Only the lines from the one holding "Recreate this image" to the end of the data should be echoed, exactly as they appear, minus the pictures.

-- Start --

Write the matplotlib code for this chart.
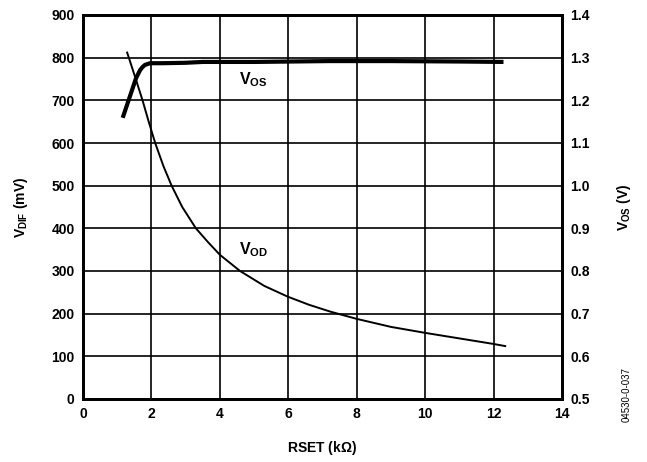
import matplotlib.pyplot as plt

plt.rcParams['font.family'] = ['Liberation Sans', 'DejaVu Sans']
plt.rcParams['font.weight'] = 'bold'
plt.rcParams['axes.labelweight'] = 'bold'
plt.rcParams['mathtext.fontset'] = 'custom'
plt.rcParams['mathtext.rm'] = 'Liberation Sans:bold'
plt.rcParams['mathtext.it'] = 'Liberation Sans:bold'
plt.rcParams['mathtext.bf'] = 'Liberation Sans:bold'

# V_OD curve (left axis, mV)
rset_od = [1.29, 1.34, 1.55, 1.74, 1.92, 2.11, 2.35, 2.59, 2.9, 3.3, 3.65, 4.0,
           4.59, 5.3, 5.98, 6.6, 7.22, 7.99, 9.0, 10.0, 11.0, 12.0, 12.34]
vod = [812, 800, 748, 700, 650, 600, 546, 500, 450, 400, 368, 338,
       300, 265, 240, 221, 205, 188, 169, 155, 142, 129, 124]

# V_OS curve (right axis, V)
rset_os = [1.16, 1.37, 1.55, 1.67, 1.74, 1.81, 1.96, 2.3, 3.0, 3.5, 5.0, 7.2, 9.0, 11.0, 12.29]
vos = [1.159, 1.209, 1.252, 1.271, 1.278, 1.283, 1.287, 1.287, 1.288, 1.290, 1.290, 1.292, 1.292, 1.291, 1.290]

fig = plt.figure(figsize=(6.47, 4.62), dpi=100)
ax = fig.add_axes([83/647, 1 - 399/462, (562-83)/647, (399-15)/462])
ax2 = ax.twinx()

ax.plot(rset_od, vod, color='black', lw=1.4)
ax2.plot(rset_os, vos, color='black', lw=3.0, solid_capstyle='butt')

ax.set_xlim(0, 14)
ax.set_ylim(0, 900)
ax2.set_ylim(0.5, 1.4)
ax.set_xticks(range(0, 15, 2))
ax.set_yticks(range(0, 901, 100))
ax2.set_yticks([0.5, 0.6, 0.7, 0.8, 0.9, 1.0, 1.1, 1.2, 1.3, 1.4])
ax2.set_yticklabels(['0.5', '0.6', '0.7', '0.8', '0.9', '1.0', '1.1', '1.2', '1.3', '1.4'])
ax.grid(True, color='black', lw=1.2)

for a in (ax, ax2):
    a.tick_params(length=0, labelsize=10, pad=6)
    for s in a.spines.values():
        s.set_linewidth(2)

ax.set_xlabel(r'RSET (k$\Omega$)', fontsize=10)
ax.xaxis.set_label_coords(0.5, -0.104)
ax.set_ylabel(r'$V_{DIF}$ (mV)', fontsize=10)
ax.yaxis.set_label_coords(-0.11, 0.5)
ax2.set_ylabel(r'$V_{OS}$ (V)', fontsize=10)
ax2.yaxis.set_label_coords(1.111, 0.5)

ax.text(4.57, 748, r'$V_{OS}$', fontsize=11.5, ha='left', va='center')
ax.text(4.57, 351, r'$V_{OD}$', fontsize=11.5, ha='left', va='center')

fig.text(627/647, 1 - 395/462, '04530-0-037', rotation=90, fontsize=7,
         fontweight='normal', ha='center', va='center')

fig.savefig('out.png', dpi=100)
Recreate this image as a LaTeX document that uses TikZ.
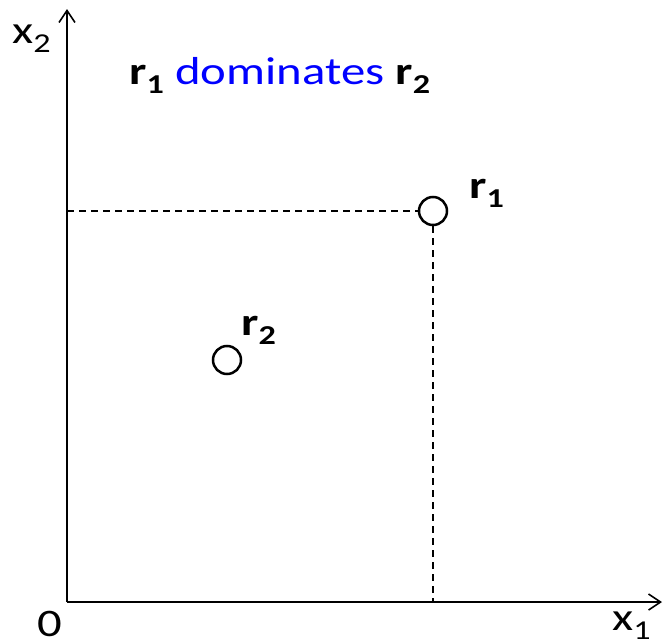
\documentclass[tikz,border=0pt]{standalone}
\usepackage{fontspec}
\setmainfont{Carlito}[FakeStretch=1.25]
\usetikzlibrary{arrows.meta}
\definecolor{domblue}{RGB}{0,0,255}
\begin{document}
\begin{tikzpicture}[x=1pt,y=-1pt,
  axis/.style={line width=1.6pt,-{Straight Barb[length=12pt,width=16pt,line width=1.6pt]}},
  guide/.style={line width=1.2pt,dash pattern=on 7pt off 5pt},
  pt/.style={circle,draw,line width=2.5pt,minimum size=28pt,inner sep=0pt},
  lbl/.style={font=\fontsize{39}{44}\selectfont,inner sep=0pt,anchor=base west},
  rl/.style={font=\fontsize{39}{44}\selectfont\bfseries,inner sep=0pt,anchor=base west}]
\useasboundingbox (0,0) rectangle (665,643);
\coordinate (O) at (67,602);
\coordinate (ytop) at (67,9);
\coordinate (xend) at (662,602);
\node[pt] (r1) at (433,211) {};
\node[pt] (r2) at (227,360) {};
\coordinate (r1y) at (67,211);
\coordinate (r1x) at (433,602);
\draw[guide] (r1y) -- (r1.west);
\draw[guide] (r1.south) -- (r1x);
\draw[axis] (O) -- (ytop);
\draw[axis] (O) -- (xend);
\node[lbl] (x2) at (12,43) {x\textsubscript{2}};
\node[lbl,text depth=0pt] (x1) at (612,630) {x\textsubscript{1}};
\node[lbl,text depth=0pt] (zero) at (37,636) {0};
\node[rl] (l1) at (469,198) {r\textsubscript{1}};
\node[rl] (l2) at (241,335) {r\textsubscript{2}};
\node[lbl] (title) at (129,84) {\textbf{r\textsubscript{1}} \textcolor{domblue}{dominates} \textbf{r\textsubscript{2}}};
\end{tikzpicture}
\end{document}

-- End --

== Problem solution ==
Recreate this image as a LaTeX document that uses TikZ.
\documentclass[tikz,border=0pt]{standalone}
\usepackage{fontspec}
\setmainfont{Carlito}[FakeStretch=1.25]
\usetikzlibrary{arrows.meta}
\definecolor{domblue}{RGB}{0,0,255}
\begin{document}
\begin{tikzpicture}[x=1pt,y=-1pt,
  axis/.style={line width=1.6pt,-{Straight Barb[length=12pt,width=16pt,line width=1.6pt]}},
  guide/.style={line width=1.2pt,dash pattern=on 7pt off 5pt},
  pt/.style={circle,draw,line width=2.5pt,minimum size=28pt,inner sep=0pt},
  lbl/.style={font=\fontsize{39}{44}\selectfont,inner sep=0pt,anchor=base west},
  rl/.style={font=\fontsize{39}{44}\selectfont\bfseries,inner sep=0pt,anchor=base west}]
\useasboundingbox (0,0) rectangle (665,643);
\coordinate (O) at (67,602);
\coordinate (ytop) at (67,9);
\coordinate (xend) at (662,602);
\node[pt] (r1) at (433,211) {};
\node[pt] (r2) at (227,360) {};
\coordinate (r1y) at (67,211);
\coordinate (r1x) at (433,602);
\draw[guide] (r1y) -- (r1.west);
\draw[guide] (r1.south) -- (r1x);
\draw[axis] (O) -- (ytop);
\draw[axis] (O) -- (xend);
\node[lbl] (x2) at (12,43) {x\textsubscript{2}};
\node[lbl,text depth=0pt] (x1) at (612,630) {x\textsubscript{1}};
\node[lbl,text depth=0pt] (zero) at (37,636) {0};
\node[rl] (l1) at (469,198) {r\textsubscript{1}};
\node[rl] (l2) at (241,335) {r\textsubscript{2}};
\node[lbl] (title) at (129,84) {\textbf{r\textsubscript{1}} \textcolor{domblue}{dominates} \textbf{r\textsubscript{2}}};
\end{tikzpicture}
\end{document}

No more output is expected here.